Porque los discursos de odio tienen consecuencias reales. Ya no son metáforas, ya no son advertencias abstractas. El asesinato de Yaidy Gárnica Carvajalino, mujer venezolana de 43 años, apaleada y asesinada de un escopetazo por un vecino en Chile, es prueba dolorosa de lo que ocurre cuando el prejuicio se instala como norma. El conflicto, al parecer, surgió por un reclamo de ruidos molestos, una situación que bien hubiese podido resolverse por los canales que ofrece el Estado de Derecho. Ciertamente, algunos venezolanos debemos aprender a respetar ciertas normas locales. Pero eso jamás justifica la barbarie. El asesinato a sangre fría de una mujer desarmada, en su propio hogar, no es un caso aislado: es el eco brutal de un clima que se envenena cuando desde el poder se sugiere que hay vidas menos dignas que otras.

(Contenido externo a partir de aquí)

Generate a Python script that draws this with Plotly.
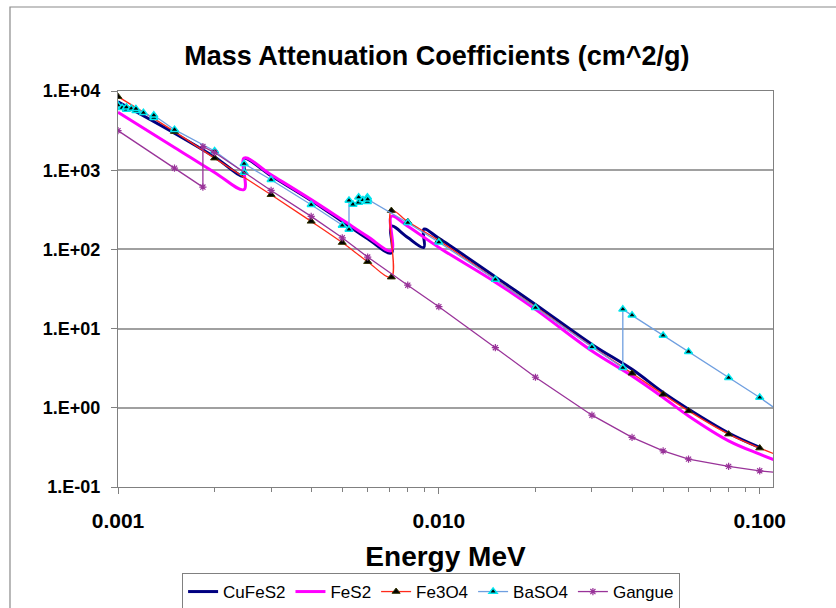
import plotly.graph_objects as go

# Photon energies (MeV) and mass attenuation coefficients (cm^2/g)
cufes2_e = [0.001, 0.0015, 0.002, 0.002472, 0.002472, 0.003, 0.004, 0.005, 0.006,
            0.007112, 0.007112, 0.008, 0.008979, 0.008979, 0.01, 0.015, 0.02, 0.03,
            0.04, 0.05, 0.06, 0.08, 0.1]
cufes2_mu = [7300, 2930, 1470, 840, 1400, 850, 415, 225, 136,
             90, 196, 141, 106, 180, 138, 45, 20.2, 6.32,
             3.06, 1.56, 0.96, 0.48, 0.316]

fes2_e = [0.001, 0.0015, 0.002, 0.002472, 0.002472, 0.003, 0.004, 0.005, 0.006,
          0.007112, 0.007112, 0.008, 0.01, 0.015, 0.02, 0.03, 0.04, 0.05, 0.06,
          0.08, 0.1, 0.15]
fes2_mu = [5390, 1940, 937, 570, 1420, 875, 425, 236, 145,
           96, 262, 196, 106, 38.6, 17.5, 5.2, 2.52, 1.35, 0.79,
           0.383, 0.26, 0.14]

fe3o4_e = [0.001, 0.0015, 0.002, 0.003, 0.004, 0.005, 0.006, 0.007112, 0.007112,
           0.008, 0.01, 0.015, 0.02, 0.03, 0.04, 0.05, 0.06, 0.08, 0.1, 0.15]
fe3o4_mu = [8480, 3070, 1420, 490, 226, 122, 70, 44.6, 309,
            224, 129, 42, 18.8, 5.95, 2.73, 1.48, 0.914, 0.465, 0.31, 0.167]

baso4_e = [0.001, 0.00103, 0.0010624, 0.0010624, 0.0011, 0.0011372, 0.0011372,
           0.0012, 0.0012928, 0.0012928, 0.0015, 0.002, 0.002472, 0.002472,
           0.003, 0.004, 0.005, 0.005247, 0.005247, 0.0054, 0.005624, 0.005624,
           0.0058, 0.005989, 0.005989, 0.006, 0.008, 0.01, 0.015, 0.02, 0.03,
           0.03744, 0.03744, 0.04, 0.05, 0.06, 0.08, 0.1, 0.15]
baso4_mu = [6600, 6150, 5850, 6250, 6000, 5650, 5950,
            5300, 4600, 4950, 3250, 1750, 935, 1205,
            757, 366, 200, 178, 415, 370, 392, 455,
            421, 400, 455, 430, 217, 123, 41.7, 18.3, 5.85,
            3.21, 17.5, 14.7, 8.2, 5.12, 2.40, 1.35, 0.42]

gangue_e = [0.001, 0.0015, 0.001839, 0.001839, 0.002, 0.003, 0.004, 0.005, 0.006,
            0.008, 0.01, 0.015, 0.02, 0.03, 0.04, 0.05, 0.06, 0.08, 0.1, 0.15]
gangue_mu = [3160, 1060, 612, 1990, 1670, 555, 261, 140, 80,
             35.3, 18.9, 5.74, 2.43, 0.807, 0.423, 0.286, 0.225, 0.182, 0.160, 0.137]

y_tick_vals = [0.1, 1, 10, 100, 1000, 10000]
y_tick_text = ["1.E-01", "1.E+00", "1.E+01", "1.E+02", "1.E+03", "1.E+04"]
x_tick_vals = [0.001, 0.01, 0.1]
x_tick_text = ["0.001", "0.010", "0.100"]

FONT = "Liberation Sans, Arial, sans-serif"

fig = go.Figure()

fig.add_trace(go.Scatter(
    x=cufes2_e, y=cufes2_mu, name="CuFeS2", mode="lines",
    line=dict(color="#000080", width=3, shape="spline", smoothing=1),
))
fig.add_trace(go.Scatter(
    x=fes2_e, y=fes2_mu, name="FeS2", mode="lines",
    line=dict(color="#ff00ff", width=3, shape="spline", smoothing=1),
))
fig.add_trace(go.Scatter(
    x=fe3o4_e, y=fe3o4_mu, name="Fe3O4", mode="lines+markers",
    line=dict(color="#ff2a1a", width=1.3, shape="spline", smoothing=1),
    marker=dict(symbol="triangle-up", size=7, color="#000000",
                line=dict(color="#333300", width=1)),
))
fig.add_trace(go.Scatter(
    x=baso4_e, y=baso4_mu, name="BaSO4", mode="lines+markers",
    line=dict(color="#6f9fe0", width=1.3),
    marker=dict(symbol="triangle-up", size=7, color="#000000",
                line=dict(color="#00e5ee", width=1.5)),
))
fig.add_trace(go.Scatter(
    x=gangue_e, y=gangue_mu, name="Gangue", mode="lines+markers",
    line=dict(color="#993399", width=1.3),
    marker=dict(symbol="asterisk-open", size=6,
                line=dict(color="#993399", width=1.2)),
))

# outer chart frame
fig.add_shape(type="rect", xref="paper", yref="paper",
              x0=-0.1649, x1=1.11, y0=-0.32, y1=1.2121,
              line=dict(color="#8a8a8a", width=1.2), fillcolor="rgba(0,0,0,0)",
              layer="below")

fig.update_layout(
    width=836, height=608,
    margin=dict(l=118, r=63, t=91, b=121, autoexpand=False),
    paper_bgcolor="white", plot_bgcolor="white",
    font=dict(family=FONT, color="black"),
    title=dict(text="Mass Attenuation Coefficients (cm^2/g)",
               font=dict(family=FONT, size=27, weight="bold", color="black"),
               x=0.5225, xanchor="center", y=0.909, yanchor="middle"),
    xaxis=dict(
        type="log", range=[-3, -0.9586],
        tickvals=x_tick_vals, ticktext=x_tick_text,
        tickfont=dict(family=FONT, size=21, weight="bold"),
        ticks="outside", ticklen=6, tickcolor="#808080", ticklabelstandoff=9,
        minor=dict(ticks="outside", ticklen=4, tickcolor="#808080",
                   dtick="D1", showgrid=False),
        showline=True, linecolor="#808080", linewidth=1.2, mirror=True,
        showgrid=False, zeroline=False,
        title=dict(text="Energy MeV", standoff=15,
                   font=dict(family=FONT, size=28, weight="bold")),
    ),
    yaxis=dict(
        type="log", range=[-1, 4],
        tickvals=y_tick_vals, ticktext=y_tick_text,
        tickfont=dict(family=FONT, size=18, weight="bold"),
        ticks="outside", ticklen=6, tickcolor="#808080", ticklabelstandoff=7,
        showline=True, linecolor="#808080", linewidth=1.2, mirror=True,
        showgrid=True, gridcolor="#a0a0a0", gridwidth=1.5, zeroline=False,
    ),
    legend=dict(
        orientation="h", x=0.478, xanchor="center", y=-0.2172, yanchor="top",
        bordercolor="#808080", borderwidth=1, bgcolor="white",
        font=dict(family=FONT, size=17), itemwidth=30,
    ),
    showlegend=True,
)

fig.write_html("out.html")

Nuestra presencia en este país hermano es transitoria. Estamos en Chile como en un refugio ante la opresión, no por elección sino por necesidad. Nuestra lucha no ha cesado: es por el retorno a una Venezuela libre, donde la justicia y la dignidad vuelvan a ser el horizonte de nuestro pueblo. Y mientras estemos aquí, pedimos solo lo esencial: que se respete nuestra humanidad. Porque en tiempos de crisis, lo único que no puede naufragar es la memoria. Ni la dignidad.